BankThink

GSE Reform Must Include FHA Reform

In terms of reforming the secondary mortgage market, all eyes are currently on the bill, sponsored by Sens. Tim Johnson, D-S.D., and Mike Crapo, R-Idaho, that the Senate Banking Committee is set to vote on April 29.

Lost in all of the discussion, however, is how the federal government plans to coordinate pricing and policy across what would be its two mortgage insurance funds. One thing is certain: guarantee fees will rise in a post-Fannie Mae/Freddie Mac environment and that has implications on the solvency of the Federal Housing Administration's Mutual Mortgage Insurance Fund.

Johnson-Crapo is dead-on-arrival if it can't maintain bipartisan support in the House and the Senate. In an attempt to keep this support going, FHA reform has traditionally been treated separately.  

However, putting FHA reform on the table in the negotiation process could bring government-sponsored enterprise reform to a close while minimizing the potential for adverse selection against the MMI fund that would otherwise leave it with the riskiest segment of mortgages to be insured.

There is a long history between the housing GSEs and the FHA that has led, at times, to significant disparities in pricing and credit underwriting between these entities. Lenders, in deciding where to place their loans after origination must choose between retaining the mortgage in their portfolio with no government guarantee, or securitizing it with one of the GSEs or FHA.

This "best execution" assessment takes into account the credit eligibility guidelines of each disposition alternative as well as prevailing mortgage-backed securities prices, guarantee, upfront delivery and servicing fees, private mortgage insurance premiums and operating expenses. After considering this information, the best execution is the alternative where the lender nets the highest price. Peeling this analysis back a bit provides insight into how GSE reform in the absence of FHA reform could put stress on the MMI fund, which is already weakened following the crisis.

From a lender perspective, the decision whether to hold a mortgage in their portfolio must consider not only credit risk exposure, but also the interest-rate risk the loan presents. Taking this into account, lenders tend to prefer holding products, such as adjustable-rate mortgages rather than fixed-rate mortgages, all things equal. It is no surprise then that most GSE and FHA-insured mortgages are fixed-rate instruments.

Taking into account risk-based capital standards, and a target rate of return of 15%, holding a high loan-to-value loan in portfolio could cost the lender roughly 150 basis points of capital and credit costs according to my estimates. Such costs make a secondary market execution a more attractive alternative.

At the same time, raising costs in a post-GSE market by as much as 50 basis points (as Moody's Analytics predicts) may tilt the decision toward FHA assuming its current insurance premiums are maintained. An increase in these costs reduces the value of the execution to the lender, making FHA a likely landing spot for higher risk loans.

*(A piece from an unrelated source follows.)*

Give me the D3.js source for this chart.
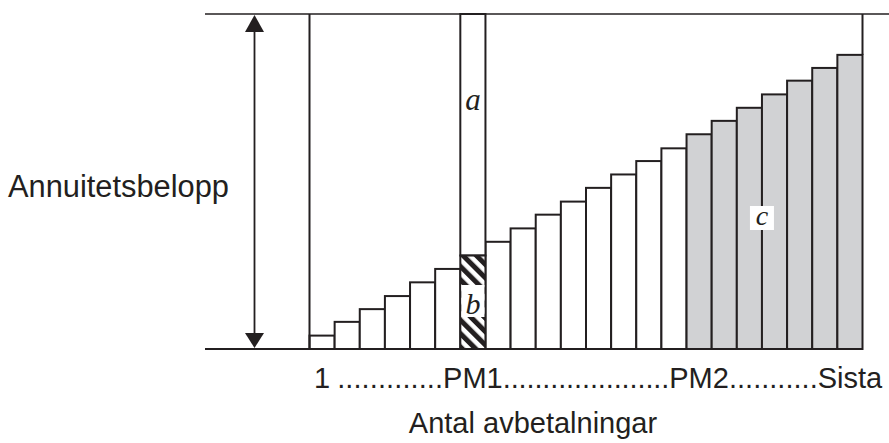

We have already seen that story play out during the mortgage crisis, where FHA stepped in to provide a countercyclical role in supporting the market when private capital fled. At other times, significant underpricing of FHA premiums, particularly for high-risk loans made FHA a preferred disposition outcome. The countercyclical role played by the FHA is even more critical in a securitization market that is, for the most part, privately capitalized. Reforming the GSEs without also taking on FHA reform in a coordinated fashion risks weakening the MMI fund.

Pushing against the need to raise premiums for FHA insurance is the agency's mandate to provide affordable access to credit to low- and moderate-income groups. As a result the agency is conflicted in its ability to maintain actuarial soundness for the insurance fund, which places the agency in an untenable position long-term.

GSE reform that includes a 10% first-loss requirement for private investors may be an appropriate way to revitalize secondary mortgage markets, but raising costs significantly relative to FHA premiums lacks a comprehensive approach needed to get housing finance right once and for all. As such, FHA reform would serve as a major enhancement to the Johnson-Crapo proposal as it could ensure long-term viability of both the MMI and new Mortgage Insurance Fund.

Proposals to allow the FHA to engage in credit risk-sharing arrangements, establish targets allowing it to scale up and down with market cycles and remove it from HUD, among others, would strengthen rather than detract from GSE reform. Ignoring FHA reform in this process because it complicates GSE reform and risks getting legislation passed is the wrong outcome for housing finance policy. In the end, this move risks perpetuating a bifurcated mortgage market where winners and losers are made and that usually spells trouble for taxpayers.

Clifford Rossi is the Professor-of-the-Practice at the Robert H. Smith School of Business at the University of Maryland and and a principal in Chesapeake Risk Advisors LLC.